I really have to be more intentional about doing things alongside my children. I'm not sure how to do that, but I want to keep my eyes open to it.

And I have to remind myself that watching TV together doesn't count!

I saw a mailing the other day and it had this family all smiling and sitting on each other's laps and laughing. It was an advertisement for a Dish! So, if I got a dish, we'd make a great family right?

It's funny how the world knows what we want, and uses what we want to sell us stuff that will do exactly the opposite of what we want.

I've got to keep myself attuned to what is being "sold" to me as easy ways to get what I want, but that will do just the opposite.

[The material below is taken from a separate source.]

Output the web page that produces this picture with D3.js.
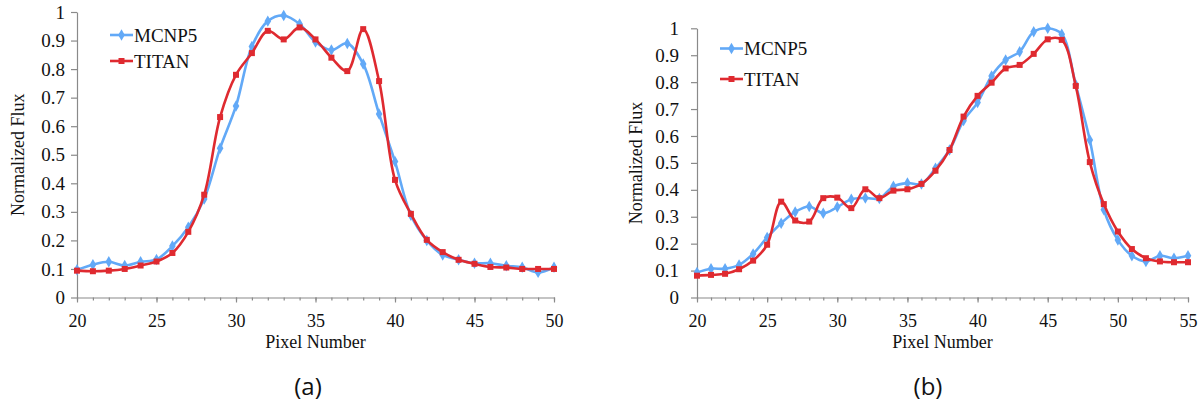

As a church we've got to be just as careful. It's easy for us to start up children's programs, theology, teaching, and other things that promise great things we really and truly want, but
it's often the simplicity of Scripture, and it's simple truths, that we need to humbly apply. And that is very difficult because to do that means we do have to deny our own time (like our TV programs), our own enjoyments (like my sports or my reading), our money (working a little less or going out less or not paying for TV, Internet, or other things), our desired standard of living, and ourselves.
I am guilty of not denying myself to be a father very well.

Again, I have to remember...it's not about making my children or my wife like me. It's about loving them whether they like me or not.

Boy, my family would be upset if I thought we needed to cancel the cable. Got to pray about that one!

1 comment:

Journey242 said...

I think I admire faithful dads more than ever in this culture. And teaching your kids...wow...to wrk so many hours out of the home...boy do we need help!!!